The older man had accepted Fal’ran’s small public displays of affection in front of the team with surprising ease. It had helped that all three other members were clearly relieved they no longer danced around each other, poking and needling and misunderstanding.

Patrick’s eyes flickered up to Fal’ran and back into the room, and his lips twitched in an aborted smile. Before Fal’ran untangled himself from Sazahk’s wires to ask Patrick what was bothering him, an artificial qesh voice in Universal filled his left ear. “There is no more.”

Fal’ran jerked back to Sazahk. “I understood that.”

“You did?” Sazahk’s dark eyes lit up and yellow bloomed around their edges.

Fal’ran nodded as the clicking and hissing began again, filtering into an understandable voice in his ear. “Not enough. This is home now. The princess will make it work.”

“Princess?” Fal’ran frowned at Sazahk, and Tar and Bar’in left their ammo to join them.

“It could be a bad translation.” Sazahk took the translator off Fal’ran’s ear again and tucked it into Bar’in’s so he could take his turn. “A word meaning female leader maybe, or precious child—”

“Precious child would be an even weirder thing to say,” Bar’in snorted and Sazahk played back the recorded audio for him.

“Where did this recording come from?” Fal’ran jerked his chin at the speaker as Bar’in passed the translator off to Tar.

“The Carta Cartel.” Sazahk flipped the switch for Tar. “A group of Insects approached them to purchase uranium, but the only stockpile large enough for what they were asking for had already been well fortified by the Tavans, with additional support from the Qesh and Humans.”

“And sold off to a thousand different buyers at this point anyway,” Patrick muttered, his brow creasing.

Fal’ran had heard about Patrick’s experience with the old uranium mine on Tava, while he’d lain beside him in his bed with the taste of Patrick’s cum on his tongue. How the opposing forces of morality and loyalty had crushed Patrick between them. The Klah’Eel had punished Patrick for doing the only right thing and that infuriated Fal’ran, but not near as much as Patrick’s unmistakable self-loathing infuriated him. Patrick recounted the story as though he’d done something wrong.

Fal’ran had wanted to argue and rage, but he’d known that would be futile.
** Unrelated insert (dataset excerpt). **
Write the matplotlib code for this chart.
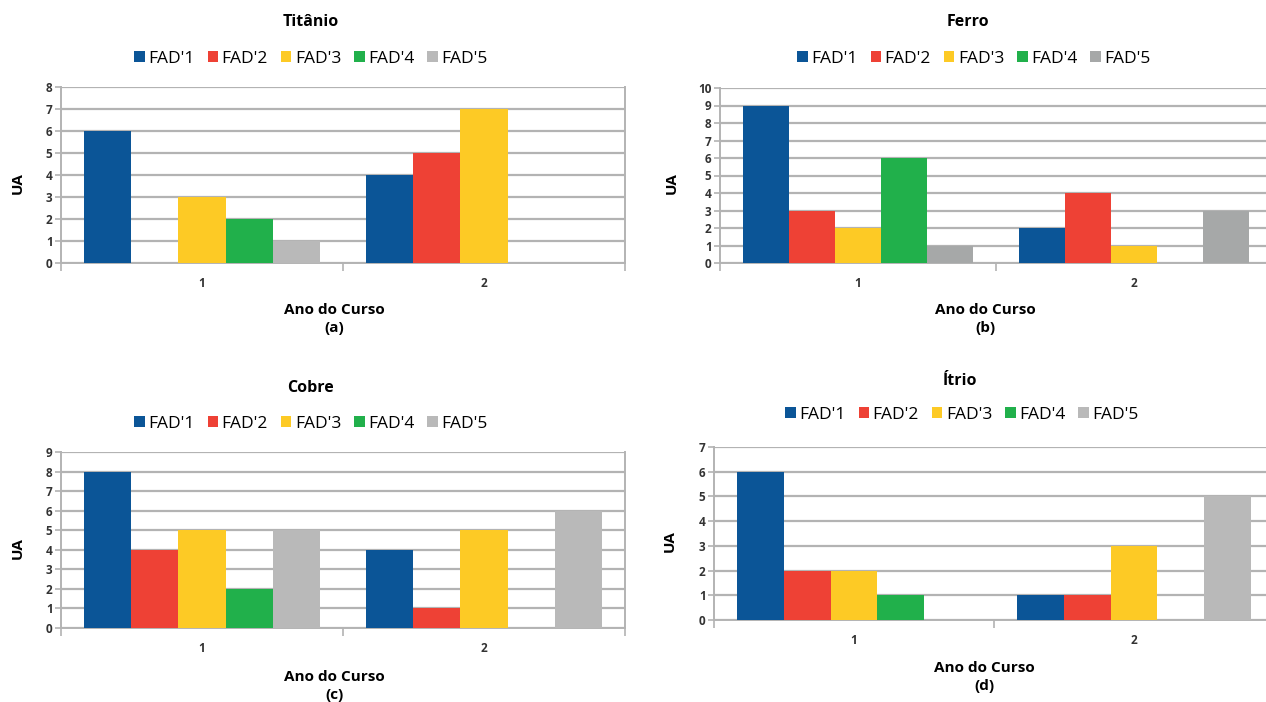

Instead, he’d crawled back down Patrick’s body and ate him out until the older man dripped and hardened enough for Fal’ran to take him down his throat again and drive out any feelings of inadequacy he still carried.

“Did the Carta Cartel develop the translation algorithm, too?” Patrick waved Sazahk away when the qesh tried to hand him the earpiece.

“They did.” Sazahk fastened the translator over his own ear with a nod.